Edited by OBOZ on 03/24/2010 12:18:20 MDT.

Andrew King
(drewboy) - F

Locale: Arizona
Changing clothes in a hammock on 03/24/2010 12:57:05 MDT Print View

Actually, my experience changing clothes in a hammock is quite good. I use the hammock like a chair and have a very easy time changing out of my clothes underneath a tarp, if privacy is required, compared to doing the same thing crawling inside of an UL style tent, or sitting on the ground underneath a tarp. Even more so if it's raining outside. Here's a picture of me sitting on my hammock enjoying the living space under the tarp.

Sitting on my Traveler Hammock

BTW, I already posted on another thread about my Nano 7, but since we are talking about it here, I'll cover it again. I've taken my Nano 7 out several times and it's worked well for me. A little smaller than I'd like compared to other hammocks, but still comfortable enough. It's my go-to hammock for SUL long mileage hiking adventures. After a retrofit to amsteel whoopie slings and polyester tree straps for suspension, it weighs in around 8 oz total. I also use an MLD cuben hex hammock tarp that weighs 6.4 oz that gives me plenty of coverage, and a 2/3 length down underquilt for bottom side warmth that weighs 12.5 oz. That's a pretty light setup for this kind of comfort. I posted a picture of this setup on another thread.

Edited by drewboy on 03/24/2010 12:58:39 MDT.

te - wa
(mikeinfhaz) - F

Locale: Phoenix
Re: Changing clothes in a hammock on 03/24/2010 13:32:20 MDT Print View

1) changing clothes is easy as in a UL tent. andy's photo proves the headroom isnt an issue. for privacy, dont be so damm conservative. nobody's going to laugh at you in your underwear, even if thats what happens in that one dream when youre at school...
2) thanks guys for sharing some great photos - doesnt hurt that i see my products in use, and others see them too! :)
3) i am pretty sure that for me, there is not a ground pad out there, or one that will ever be invented, that is as comfortable as a warbonnet blackbird/UQ combo. it just cannot be done.

Ike Mouser
(isaac.mouser) - F
forget watering trees on 03/24/2010 13:56:06 MDT Print View

i carry a gaterade bottle i pee in, when im done just put the lid on, go back to sleep. Works great in a hammock. Makes peeing no big dea at all.

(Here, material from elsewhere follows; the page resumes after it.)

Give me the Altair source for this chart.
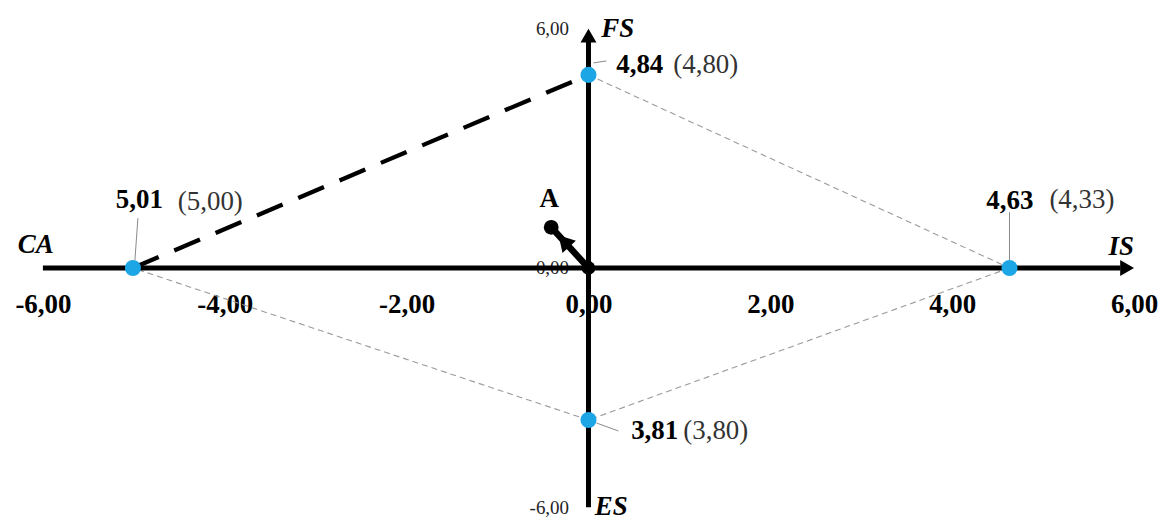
import math
import altair as alt
import pandas as pd

# ---------------- data ----------------
names = ["CA", "FS", "IS", "ES"]
point_x = [-5.01, 0.0, 4.63, 0.0]
point_y = [0.0, 4.84, 0.0, -3.81]
value_labels = ["5,01", "4,84", "4,63", "3,81"]
ref_labels = ["(5,00)", "(4,80)", "(4,33)", "(3,80)"]
vector_a_x = [-0.41]
vector_a_y = [1.02]
vector_a_label = ["A"]
x_tick_values = [-6, -4, -2, 0, 2, 4, 6]
x_tick_labels = ["-6,00", "-4,00", "-2,00", "0,00", "2,00", "4,00", "6,00"]
y_tick_values = [-6, 0, 6]
y_tick_labels = ["-6,00", "0,00", "6,00"]

# ---------------- layout ----------------
W, H = 1094, 480
XMIN, XMAX, YMIN, YMAX = -6, 6, -6, 6
PXX = W / (XMAX - XMIN)
PXY = H / (YMAX - YMIN)
FONT = "Liberation Serif"


def ox(px):
    return px / PXX


def oy(px):  # screen pixels (down positive) -> data units
    return -px / PXY


# pixel offsets of labels from their point (bold right edge, ref left edge)
bold_off = {"CA": (30, -68), "FS": (75, -10), "IS": (24, -67), "ES": (90, 11)}
ref_off = {"CA": (45, -66), "FS": (85, -10), "IS": (40, -68), "ES": (95, 11)}
leader_off = {
    "CA": ((2, -8), (5, -50)),
    "FS": ((5, -12), (18, -14)),
    "IS": ((0, -6), (0, -56)),
    "ES": ((8, 3), (30, 11)),
}
# axis-name positions (data units) and alignment
name_pos = {
    "CA": (-6.08, 0.58, "center"),
    "FS": (0.14, 5.98, "left"),
    "IS": (5.86, 0.53, "center"),
    "ES": (0.07, -5.98, "left"),
}

xscale = alt.Scale(domain=[XMIN, XMAX], nice=False, zero=False)
yscale = alt.Scale(domain=[YMIN, YMAX], nice=False, zero=False)


def label_expr(values, labels):
    parts = [f"datum.value == {v} ? '{l}'" for v, l in zip(values, labels)]
    return " : ".join(parts) + " : ''"


xaxis = alt.Axis(
    values=x_tick_values, labelExpr=label_expr(x_tick_values, x_tick_labels),
    offset=-(H / 2), domain=False, ticks=False, tickSize=0, grid=False,
    labelPadding=24, labelFont=FONT, labelFontSize=27, labelFontWeight="bold",
    labelColor="black", labelFlush=False, labelOverlap=False, title=None,
)
yaxis = alt.Axis(
    values=y_tick_values, labelExpr=label_expr(y_tick_values, y_tick_labels),
    offset=-(W / 2), domain=False, ticks=False, tickSize=0, grid=False,
    labelPadding=20, labelFont=FONT, labelFontSize=19, labelFontWeight="normal",
    labelColor="#222222", labelFlush=False, labelOverlap=False, title=None,
    labelBaseline="middle",
)


def X(f):
    return alt.X(f, type="quantitative", scale=xscale, axis=xaxis)


def Y(f):
    return alt.Y(f, type="quantitative", scale=yscale, axis=yaxis)


pts = pd.DataFrame({"name": names, "x": point_x, "y": point_y,
                    "val": value_labels, "ref": ref_labels})
P = {n: (x, y) for n, x, y in zip(names, point_x, point_y)}

# polygon edges
thin_edges = [("FS", "IS"), ("IS", "ES"), ("ES", "CA")]
thin_df = pd.DataFrame([{"x": P[a][0], "y": P[a][1], "x2": P[b][0], "y2": P[b][1]}
                        for a, b in thin_edges])
thick_df = pd.DataFrame([{"x": P["CA"][0], "y": P["CA"][1],
                          "x2": P["FS"][0], "y2": P["FS"][1]}])

# main axes lines
axes_df = pd.DataFrame([
    {"x": XMIN, "y": 0, "x2": 5.85, "y2": 0},
    {"x": 0, "y": YMIN, "x2": 0, "y2": 5.75},
])
heads_r = pd.DataFrame({"x": [XMAX - ox(7)], "y": [0]})
heads_u = pd.DataFrame({"x": [0], "y": [YMAX + oy(7)]})

# leader lines
lead_df = pd.DataFrame([
    {"x": P[n][0] + ox(s[0]), "y": P[n][1] + oy(s[1]),
     "x2": P[n][0] + ox(e[0]), "y2": P[n][1] + oy(e[1])}
    for n, (s, e) in leader_off.items()
])

bold_df = pd.DataFrame([
    {"x": P[n][0] + ox(bold_off[n][0]), "y": P[n][1] + oy(bold_off[n][1]), "t": v}
    for n, v in zip(names, value_labels)
])
ref_df = pd.DataFrame([
    {"x": P[n][0] + ox(ref_off[n][0]), "y": P[n][1] + oy(ref_off[n][1]), "t": v}
    for n, v in zip(names, ref_labels)
])

# vector A
vec_df = pd.DataFrame({"x": [0.0], "y": [0.0], "x2": vector_a_x, "y2": vector_a_y})
a_df = pd.DataFrame({"x": vector_a_x, "y": vector_a_y})
frac = 0.66
head_df = pd.DataFrame({"x": [vector_a_x[0] * frac], "y": [vector_a_y[0] * frac]})
head_angle = math.degrees(math.atan2(vector_a_x[0] * PXX, vector_a_y[0] * PXY)) % 360
a_lab_df = pd.DataFrame({"x": [vector_a_x[0] + ox(-2)], "y": [vector_a_y[0] + oy(-28)],
                         "t": vector_a_label})
origin_df = pd.DataFrame({"x": [0.0], "y": [0.0]})

layers = []
layers.append(alt.Chart(thin_df).mark_rule(color="#9a9a9a", strokeWidth=1.1,
                                           strokeDash=[6, 4]).encode(
    x=X("x"), y=Y("y"), x2="x2", y2="y2"))
layers.append(alt.Chart(thick_df).mark_rule(color="black", strokeWidth=4.3,
                                            strokeDash=[28, 17]).encode(
    x=X("x"), y=Y("y"), x2="x2", y2="y2"))
layers.append(alt.Chart(axes_df).mark_rule(color="black", strokeWidth=5).encode(
    x=X("x"), y=Y("y"), x2="x2", y2="y2"))
layers.append(alt.Chart(heads_r).mark_point(shape="triangle-right", filled=True,
                                            size=256, color="black", opacity=1).encode(
    x=X("x"), y=Y("y")))
layers.append(alt.Chart(heads_u).mark_point(shape="triangle-up", filled=True,
                                            size=256, color="black", opacity=1).encode(
    x=X("x"), y=Y("y")))
layers.append(alt.Chart(lead_df).mark_rule(color="#8a8a8a", strokeWidth=1).encode(
    x=X("x"), y=Y("y"), x2="x2", y2="y2"))
layers.append(alt.Chart(vec_df).mark_rule(color="black", strokeWidth=6.5).encode(
    x=X("x"), y=Y("y"), x2="x2", y2="y2"))
layers.append(alt.Chart(head_df).mark_point(shape="triangle-up", filled=True, size=330,
                                            angle=head_angle, color="black",
                                            opacity=1).encode(x=X("x"), y=Y("y")))
layers.append(alt.Chart(a_df).mark_circle(size=220, color="black", opacity=1).encode(
    x=X("x"), y=Y("y")))
layers.append(alt.Chart(origin_df).mark_circle(size=190, color="black", opacity=1).encode(
    x=X("x"), y=Y("y")))
layers.append(alt.Chart(pts).mark_circle(size=260, color="#1CA6E6", opacity=1).encode(
    x=X("x"), y=Y("y")))
layers.append(alt.Chart(bold_df).mark_text(font=FONT, fontSize=27, fontWeight="bold",
                                           align="right", baseline="middle",
                                           color="black").encode(
    x=X("x"), y=Y("y"), text="t:N"))
layers.append(alt.Chart(ref_df).mark_text(font=FONT, fontSize=27, fontWeight="normal",
                                          align="left", baseline="middle",
                                          color="#333333").encode(
    x=X("x"), y=Y("y"), text="t:N"))
layers.append(alt.Chart(a_lab_df).mark_text(font=FONT, fontSize=27, fontWeight="bold",
                                            align="center", baseline="middle",
                                            color="black").encode(
    x=X("x"), y=Y("y"), text="t:N"))
for n in names:
    nx, ny, al = name_pos[n]
    df = pd.DataFrame({"x": [nx], "y": [ny], "t": [n]})
    layers.append(alt.Chart(df).mark_text(font=FONT, fontSize=27, fontWeight="bold",
                                          fontStyle="italic", align=al,
                                          baseline="middle", color="black").encode(
        x=X("x"), y=Y("y"), text="t:N"))

chart = alt.layer(*layers).properties(
    width=W, height=H,
    padding={"left": 35, "top": 20, "right": 25, "bottom": 14},
    autosize=alt.AutoSizeParams(type="none"),
    background="white",
).configure_view(stroke=None)

chart.save("out.html", embed_options={"renderer": "svg", "actions": False})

Also in a hammock liek the blackbird, there is a LARGE gear shelf. A pocket in the fabric that i can stuff my thermawrap, balaclava, water filter, 2 pairs of gloves, clean socks for the morning, food, clothes for the next day, hygiene bag and more into. So access to gear is not an issue with this hammock at all. If you don't have a hammock like that, you can make a bag, strap a small bag onto your hammock ridgeline(if your hammock has one) and put your gear there. There is no reason you can't have access to your stuff in a hammock as well.

Edited by isaac.mouser on 03/24/2010 14:00:01 MDT.

Angela Zukowski
(AngelaZ) - F

Locale: New England
Re: forget watering trees on 03/24/2010 14:06:40 MDT Print View

Ahem.

Not if you are female!

Peeing in a bottle while laying down... not gonna run the risk of that. I just don't see it ending well. And I refuse to carry any sort of urination aid device marketed towards women!

And yeah, I have a small gear bag attached to my hammock - but I just put essentials like my headlamp in it, not everything. So that is why I mentioned that. I'm not exactly going to be able to make myself a pot of tea while reclining in my hammock! (although I could get up, grab the stove, sit back in my hammock and relax under the tarp while doing so!)

Eddy Walker
(Ewker)

Locale: southeast
Re: forget watering trees on 03/24/2010 15:03:13 MDT Print View

a lot easier to get up and go than to have to deal with a bottle to pee in. If it is raining just go to the edge of the tarp and the rain will wash it away.

Edited by Ewker on 03/24/2010 15:03:46 MDT.